Monday, January 17, 2005

The Discovery of Learning and TRUE Leadership

Folks:

This was provided by Paul Briercheck.


How We Learn
January 16, 2005
By ALISON GOPNIK


So here's the big question: if children who don't even go
to school learn so easily, why do children who go to school
seem to have such a hard time? Why can children solve
problems that challenge computers but stumble on a
third-grade reading test?

When we talk about learning, we really mean two quite
different things, the process of discovery and of mastering
what one discovers. All children are naturally driven to
create an accurate picture of the world and, with the help
of adults to use that picture to make predictions,
formulate explanations, imagine alternatives and design
plans. Call it ''guided discovery.''

If this kind of learning is what we have in mind then one
answer to the big question is that schools don't teach the
same way children learn. As in the gear-and-switch
experiments, children seem to learn best when they can
explore the world and interact with expert adults.

For example, Barbara Rogoff, professor of psychology at the
University of California at Santa Cruz, studied children
growing up in poor Guatemalan Indian villages. The
youngsters gradually mastered complex skills like preparing
tortillas from scratch, beginning with the 2-year-old
mimicking the flattening of dough to the 10-year-old
entrusted with the entire task. They learned by watching
adults, trying themselves and receiving detailed corrective
feedback about their efforts. Mothers did a careful
analysis of what the child was capable of before
encouraging the next step.

This may sound like a touchy-feely progressive
prescription. But a good example of such teaching in our
culture is the stern but beloved baseball coach. How many
school teachers are as good at essay writing, science or
mathematics as the average coach is at baseball? And even
when teachers are expert, how many children ever get to
watch them work through writing an essay or designing a
scientific experiment or solving an unfamiliar math
problem?

Imagine if baseball were taught the way science is taught
in most inner-city schools. Schoolchildren would get
lectures about the history of the World Series. High school
students would occasionally reproduce famous plays of the
past. Nobody would get in the game themselves until
graduate school.

But there is another side to the question.

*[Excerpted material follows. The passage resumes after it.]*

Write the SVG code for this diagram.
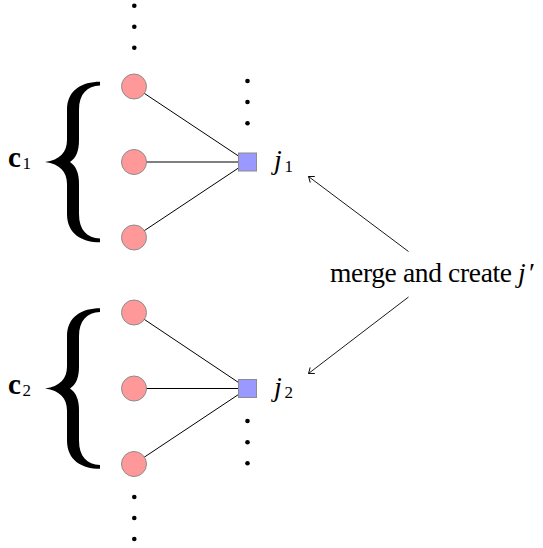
<svg xmlns="http://www.w3.org/2000/svg" width="543" height="548" viewBox="0 0 543 548">
<defs>
<style>
.var{fill:#ff9999;stroke:#8c8c8c;stroke-width:1}
.fac{fill:#9999ff;stroke:#8c8c8c;stroke-width:1}
.edge{stroke:#000;stroke-width:1;fill:none}
.arr{stroke:#000;stroke-width:0.9;fill:none;marker-end:url(#ah)}
.dot{fill:#000}
.brace{fill:#000}
text{font-family:"Liberation Serif","Times New Roman",serif;fill:#000}
.bold{font-weight:bold}
.it{font-style:italic}
</style>
<marker id="ah" markerUnits="userSpaceOnUse" markerWidth="12" markerHeight="12" viewBox="-6 -6 12 12" refX="0" refY="0" orient="auto">
<path d="M -5,-3.8 Q -1.5,-1 0,0 Q -1.5,1 -5,3.8" fill="none" stroke="#000" stroke-width="0.9"/>
</marker>
<path id="brace" d="M 100,81.7 C 82,81.7 67,90 67,110 L 67,140 C 67,152 60,160 45,162 C 60,164 67,172 67,184 L 67,214 C 67,234 82,242.3 100,242.3 L 100,238.5 C 87,238 79,230 79,214 L 79,184 C 79,173 76,166 70,162 C 76,158 79,151 79,140 L 79,110 C 79,94 87,86 100,85.5 Z"/>
</defs>
<g id="connectors">
<line class="edge" x1="134" y1="86.5" x2="247.5" y2="162"/>
<line class="edge" x1="134" y1="162" x2="247.5" y2="162"/>
<line class="edge" x1="134" y1="237.5" x2="247.5" y2="162"/>
<line class="edge" x1="134" y1="312.5" x2="247.5" y2="388.5"/>
<line class="edge" x1="134" y1="388.5" x2="247.5" y2="388.5"/>
<line class="edge" x1="134" y1="464" x2="247.5" y2="388.5"/>
<line class="arr" x1="408.5" y1="251.5" x2="308.5" y2="176.5"/>
<line class="arr" x1="408.5" y1="297" x2="308.5" y2="373.5"/>
</g>
<g id="dots">
<circle class="dot" cx="134.3" cy="5.7" r="2.3"/>
<circle class="dot" cx="134.3" cy="26.7" r="2.3"/>
<circle class="dot" cx="134.3" cy="47.7" r="2.3"/>
<circle class="dot" cx="247.5" cy="81" r="2.3"/>
<circle class="dot" cx="247.5" cy="102" r="2.3"/>
<circle class="dot" cx="247.5" cy="123.3" r="2.3"/>
<circle class="dot" cx="247.5" cy="421" r="2.3"/>
<circle class="dot" cx="247.5" cy="442.3" r="2.3"/>
<circle class="dot" cx="247.5" cy="463.3" r="2.3"/>
<circle class="dot" cx="134.3" cy="497" r="2.3"/>
<circle class="dot" cx="134.3" cy="518" r="2.3"/>
<circle class="dot" cx="134.3" cy="539" r="2.3"/>
</g>
<g id="brace1"><use href="#brace" class="brace"/></g>
<g id="brace2"><use href="#brace" class="brace" transform="translate(0,226.5)"/></g>
<g id="v1"><circle class="var" cx="134" cy="86.5" r="12.5"/></g>
<g id="v2"><circle class="var" cx="134" cy="162" r="12.5"/></g>
<g id="v3"><circle class="var" cx="134" cy="237.5" r="12.5"/></g>
<g id="v4"><circle class="var" cx="134" cy="312.5" r="12.5"/></g>
<g id="v5"><circle class="var" cx="134" cy="388.5" r="12.5"/></g>
<g id="v6"><circle class="var" cx="134" cy="464" r="12.5"/></g>
<g id="j1"><rect class="fac" x="238.5" y="153" width="18" height="18"/>
<text x="274" y="169.3" font-size="28"><tspan class="it">j</tspan><tspan x="284.5" y="171.5" font-size="17">1</tspan></text></g>
<g id="j2"><rect class="fac" x="238.5" y="379.5" width="18" height="18"/>
<text x="274" y="395.8" font-size="28"><tspan class="it">j</tspan><tspan x="284.5" y="398" font-size="17">2</tspan></text></g>
<g id="c1"><text x="8" y="167.3" font-size="29"><tspan class="bold">c</tspan><tspan x="22.5" y="169.3" font-size="17">1</tspan></text></g>
<g id="c2"><text x="8" y="393.8" font-size="29"><tspan class="bold">c</tspan><tspan x="22.5" y="395.8" font-size="17">2</tspan></text></g>
<g id="label"><text x="330" y="281.7" font-size="27.5" textLength="182" lengthAdjust="spacing">merge and create</text><text x="518" y="281.7" font-size="27.5"><tspan class="it">j</tspan><tspan x="529" font-size="28">′</tspan></text></g>
</svg>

In guided discovery -- figuring out how the world works or unraveling
the structure of making tortillas -- children learn to
solve new problems. But what is expected in school, at
least in part, involves a very different process: call it
''routinized learning.'' Something already learned is made
to be second nature, so as to perform a skill effortlessly
and quickly.

The two modes of learning seem to involve different
underlying mechanisms and even different brain regions, and
the ability to do them develops at different stages.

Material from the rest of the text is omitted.